━━━ Exercise materials

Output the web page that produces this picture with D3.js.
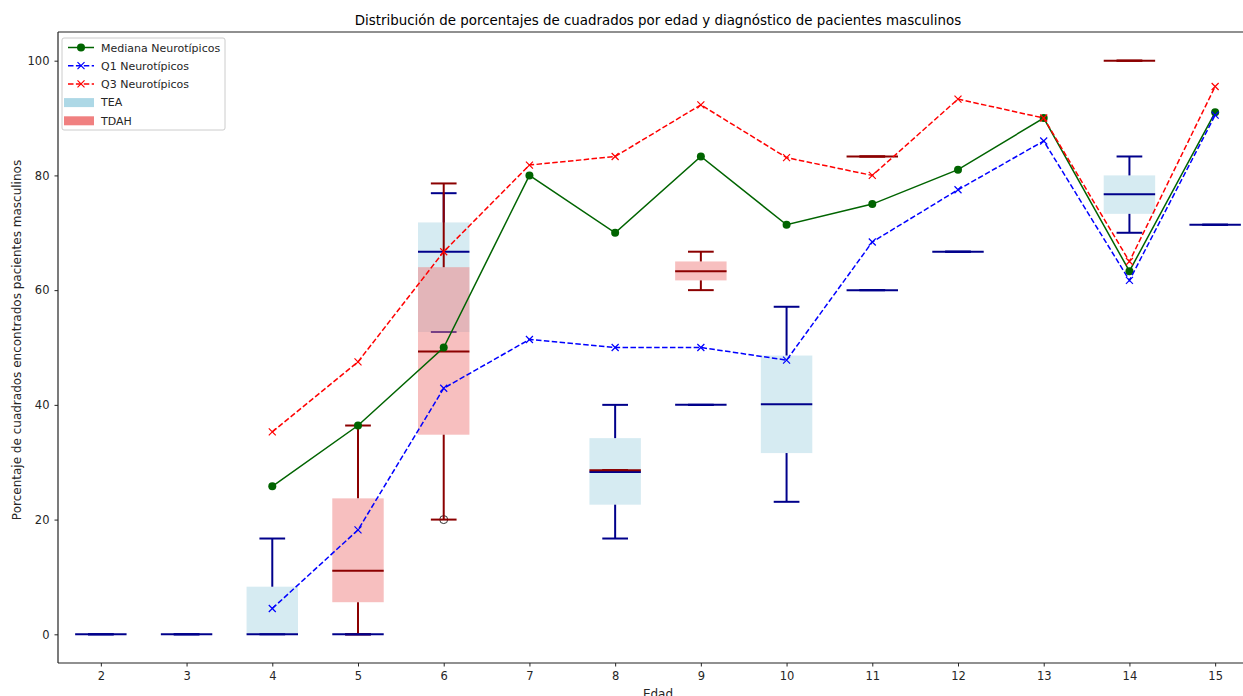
<!DOCTYPE html>
<html>
<head>
<meta charset="utf-8">
<script src="https://cdn.jsdelivr.net/npm/d3@7"></script>
<style>
  body { margin: 0; background: #fff; }
  text { font-family: "DejaVu Sans", sans-serif; fill: #262626; }
</style>
</head>
<body>
<svg id="chart" width="1243" height="696"></svg>
<script>
// neurotypical reference lines
var ages = [4, 5, 6, 7, 8, 9, 10, 11, 12, 13, 14, 15]
var medianNT = [25.8, 36.4, 50, 80, 70, 83.3, 71.4, 75, 81, 90, 63.3, 91]
var q1NT = [4.5, 18.2, 42.9, 51.4, 50, 50, 47.8, 68.4, 77.5, 86, 61.7, 90.5]
var q3NT = [35.3, 47.5, 66.7, 81.8, 83.3, 92.3, 83.1, 80, 93.3, 90, 65, 95.5]

// box stats: [age, whiskerLow, q1, median, q3, whiskerHigh]
var teaBoxes = [
  [2, 0, 0, 0, 0, 0],
  [3, 0, 0, 0, 0, 0],
  [4, 0, 0, 0, 8.3, 16.7],
  [5, 0, 0, 0, 0, 0],
  [6, 52.7, 52.7, 66.7, 71.8, 76.9],
  [8, 16.7, 22.6, 28.3, 34.2, 40],
  [9, 40, 40, 40, 40, 40],
  [10, 23.1, 31.6, 40.1, 48.6, 57.1],
  [11, 60, 60, 60, 60, 60],
  [12, 66.7, 66.7, 66.7, 66.7, 66.7],
  [14, 70, 73.3, 76.7, 80, 83.3],
  [15, 71.4, 71.4, 71.4, 71.4, 71.4]
]
var teaFliers = [[6, 20]]

var tdahBoxes = [
  [5, 0, 5.6, 11.1, 23.7, 36.4],
  [6, 20, 34.8, 49.3, 64, 78.6],
  [8, 28.6, 28.6, 28.6, 28.6, 28.6],
  [9, 60, 61.7, 63.3, 65, 66.7],
  [11, 83.3, 83.3, 83.3, 83.3, 83.3],
  [14, 100, 100, 100, 100, 100]
]
var tdahFliers = []

var xTicks = [2, 3, 4, 5, 6, 7, 8, 9, 10, 11, 12, 13, 14, 15]
var yTicks = [0, 20, 40, 60, 80, 100]

var svg = d3.select("#chart")
var mLeft = 58, mRight = 1258, mTop = 32, mBottom = 663

var x = d3.scaleLinear().domain([1.5, 15.5]).range([mLeft, mRight])
var y = d3.scaleLinear().domain([-5, 105]).range([mBottom, mTop])

// title
svg.append("text")
  .attr("x", (mLeft + mRight) / 2).attr("y", 25)
  .attr("text-anchor", "middle")
  .style("font-size", "13.4px").style("fill", "#000")
  .text("Distribución de porcentajes de cuadrados por edad y diagnóstico de pacientes masculinos")

var bw = 0.3, cw = 0.15
var gBoxes = svg.append("g")
var gMedians = svg.append("g")

// boxes, whiskers and caps (medians go in their own group, on top like matplotlib)
function drawBoxes(data, fliers, fill, stroke) {
  var g = gBoxes.append("g")
  data.forEach(function(d) {
    var a = d[0]
    g.append("rect")
      .attr("x", x(a - bw)).attr("width", x(a + bw) - x(a - bw))
      .attr("y", y(d[4])).attr("height", Math.max(0, y(d[2]) - y(d[4])))
      .attr("fill", fill).attr("fill-opacity", 0.5)
    // whiskers
    g.append("line").attr("x1", x(a)).attr("x2", x(a))
      .attr("y1", y(d[2])).attr("y2", y(d[1]))
      .attr("stroke", stroke).attr("stroke-width", 2)
    g.append("line").attr("x1", x(a)).attr("x2", x(a))
      .attr("y1", y(d[4])).attr("y2", y(d[5]))
      .attr("stroke", stroke).attr("stroke-width", 2)
    // caps
    ;[d[1], d[5]].forEach(function(v) {
      g.append("line").attr("x1", x(a - cw)).attr("x2", x(a + cw))
        .attr("y1", y(v)).attr("y2", y(v))
        .attr("stroke", stroke).attr("stroke-width", 2)
    })
    gMedians.append("line").attr("x1", x(a - bw)).attr("x2", x(a + bw))
      .attr("y1", y(d[3])).attr("y2", y(d[3]))
      .attr("stroke", stroke).attr("stroke-width", 2)
  })
  fliers.forEach(function(f) {
    g.append("circle").attr("cx", x(f[0])).attr("cy", y(f[1])).attr("r", 4)
      .attr("fill", "none").attr("stroke", "#333").attr("stroke-width", 1)
  })
}

drawBoxes(teaBoxes, teaFliers, "lightblue", "darkblue")
drawBoxes(tdahBoxes, tdahFliers, "lightcoral", "darkred")

// neurotypical lines
var line = d3.line().x(function(d) { return x(d[0]) }).y(function(d) { return y(d[1]) })

function drawSeries(vals, color, dashed, marker) {
  var pts = ages.map(function(a, i) { return [a, vals[i]] })
  var g = svg.append("g")
  g.append("path").datum(pts)
    .attr("d", line).attr("fill", "none")
    .attr("stroke", color).attr("stroke-width", 1.5)
    .attr("stroke-dasharray", dashed ? "5.5,2.4" : null)
  pts.forEach(function(p) {
    if (marker == "o") {
      g.append("circle").attr("cx", x(p[0])).attr("cy", y(p[1])).attr("r", 4).attr("fill", color)
    } else {
      g.append("path").attr("transform", "translate(" + x(p[0]) + "," + y(p[1]) + ")")
        .attr("d", "M-3.5,-3.5L3.5,3.5M-3.5,3.5L3.5,-3.5")
        .attr("stroke", color).attr("stroke-width", 1.2)
    }
  })
}

drawSeries(medianNT, "darkgreen", false, "o")
drawSeries(q1NT, "blue", true, "x")
drawSeries(q3NT, "red", true, "x")

// axes
var xAxis = svg.append("g").attr("transform", "translate(0," + mBottom + ")")
  .call(d3.axisBottom(x).tickValues(xTicks).tickSize(3.5).tickPadding(5).tickFormat(d3.format("d")))
var yAxis = svg.append("g").attr("transform", "translate(" + mLeft + ",0)")
  .call(d3.axisLeft(y).tickValues(yTicks).tickSize(3.5).tickPadding(5).tickFormat(d3.format("d")))
;[xAxis, yAxis].forEach(function(ax) {
  ax.selectAll("text").style("font-size", "11.5px").style("font-family", "DejaVu Sans").attr("fill", "#262626")
  ax.selectAll("line").attr("stroke", "#262626")
  ax.select(".domain").remove()
})
// spines
svg.append("line").attr("x1", mLeft).attr("x2", mRight).attr("y1", mBottom).attr("y2", mBottom).attr("stroke", "#222").attr("stroke-width", 1.2)
svg.append("line").attr("x1", mLeft).attr("x2", mRight).attr("y1", mTop).attr("y2", mTop).attr("stroke", "#222").attr("stroke-width", 1.2)
svg.append("line").attr("x1", mLeft).attr("x2", mLeft).attr("y1", mTop).attr("y2", mBottom).attr("stroke", "#222").attr("stroke-width", 1.2)

svg.append("text").attr("x", (mLeft + mRight) / 2).attr("y", 698)
  .attr("text-anchor", "middle").style("font-size", "12px").text("Edad")
svg.append("text")
  .attr("transform", "translate(21,340) rotate(-90)")
  .attr("text-anchor", "middle").style("font-size", "12px")
  .text("Porcentaje de cuadrados encontrados pacientes masculinos")

// legend
var legendItems = [
  {label: "Mediana Neurotípicos", type: "line", color: "darkgreen", marker: "o"},
  {label: "Q1 Neurotípicos", type: "line", color: "blue", marker: "x", dash: true},
  {label: "Q3 Neurotípicos", type: "line", color: "red", marker: "x", dash: true},
  {label: "TEA", type: "patch", color: "lightblue"},
  {label: "TDAH", type: "patch", color: "lightcoral"}
]
var lg = svg.append("g").attr("transform", "translate(62,38)")
lg.append("rect").attr("width", 163).attr("height", 92).attr("rx", 2)
  .attr("fill", "#fff").attr("fill-opacity", 0.8).attr("stroke", "#ccc")
legendItems.forEach(function(it, i) {
  var cy = 9.5 + i * 18.2
  if (it.type == "line") {
    lg.append("line").attr("x1", 6).attr("x2", 32).attr("y1", cy).attr("y2", cy)
      .attr("stroke", it.color).attr("stroke-width", 1.5)
      .attr("stroke-dasharray", it.dash ? "5.5,2.4" : null)
    if (it.marker == "o") {
      lg.append("circle").attr("cx", 19).attr("cy", cy).attr("r", 4).attr("fill", it.color)
    } else {
      lg.append("path").attr("transform", "translate(19," + cy + ")")
        .attr("d", "M-3.5,-3.5L3.5,3.5M-3.5,3.5L3.5,-3.5")
        .attr("stroke", it.color).attr("stroke-width", 1.2)
    }
  } else {
    lg.append("rect").attr("x", 2).attr("y", cy - 4).attr("width", 30).attr("height", 9).attr("fill", it.color)
  }
  lg.append("text").attr("x", 39).attr("y", cy + 4.2).style("font-size", "11px").text(it.label)
})
</script>
</body>
</html>
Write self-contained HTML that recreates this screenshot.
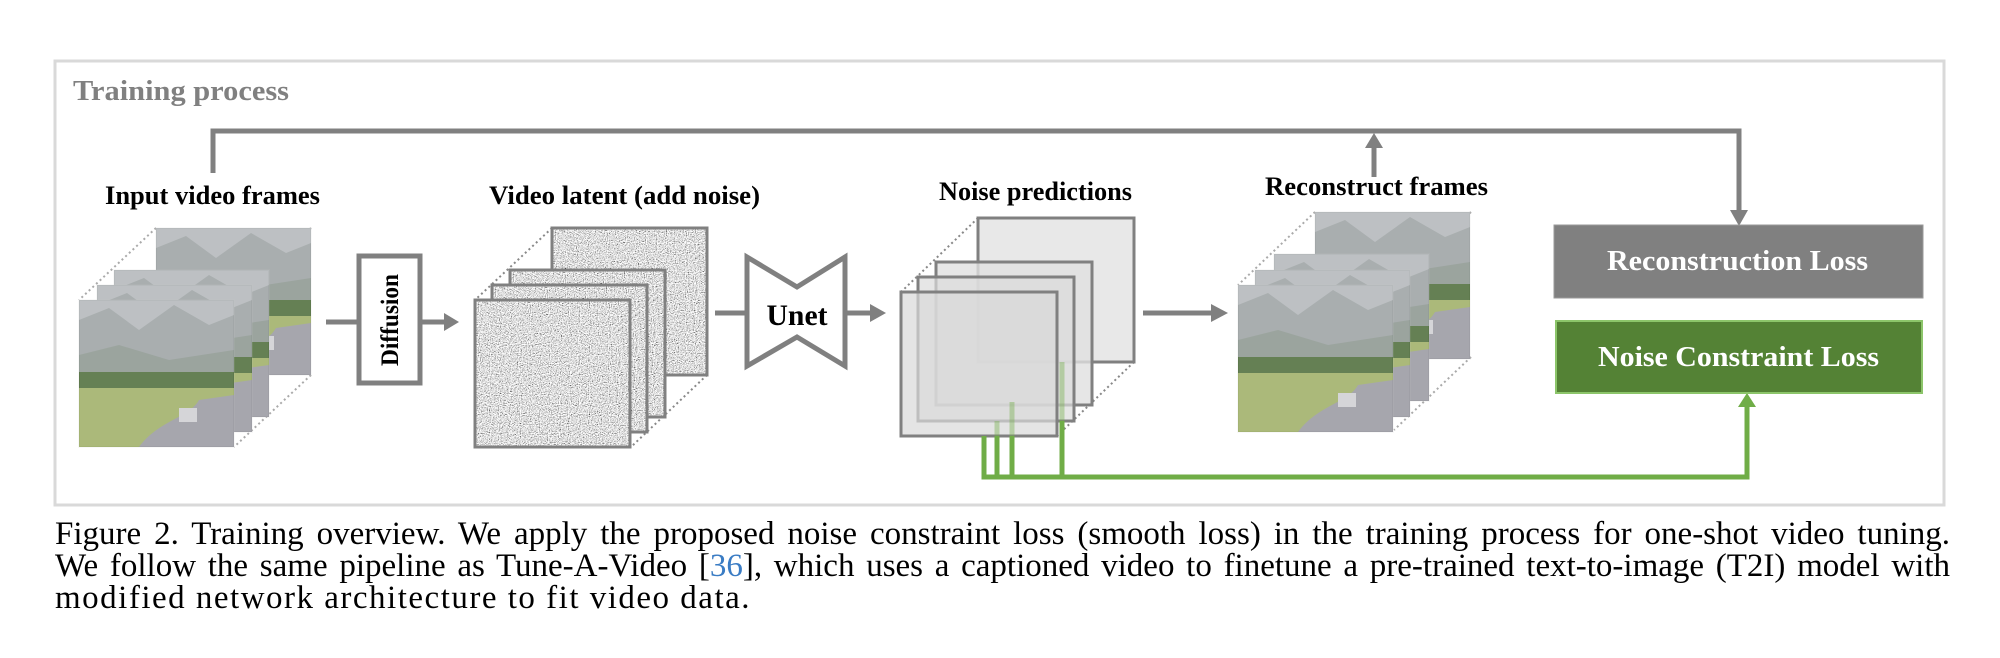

━━━━━━

- What needs to be done -
With all pictures left out, please transcribe exactly the lines from the start of the material through the line with "90, 65, 95.5]".

- Written answer -
Output the web page that produces this picture with D3.js.
<!DOCTYPE html>
<html>
<head>
<meta charset="utf-8">
<script src="https://cdn.jsdelivr.net/npm/d3@7"></script>
<style>
  body { margin: 0; background: #fff; }
  text { font-family: "DejaVu Sans", sans-serif; fill: #262626; }
</style>
</head>
<body>
<svg id="chart" width="1243" height="696"></svg>
<script>
// neurotypical reference lines
var ages = [4, 5, 6, 7, 8, 9, 10, 11, 12, 13, 14, 15]
var medianNT = [25.8, 36.4, 50, 80, 70, 83.3, 71.4, 75, 81, 90, 63.3, 91]
var q1NT = [4.5, 18.2, 42.9, 51.4, 50, 50, 47.8, 68.4, 77.5, 86, 61.7, 90.5]
var q3NT = [35.3, 47.5, 66.7, 81.8, 83.3, 92.3, 83.1, 80, 93.3, 90, 65, 95.5]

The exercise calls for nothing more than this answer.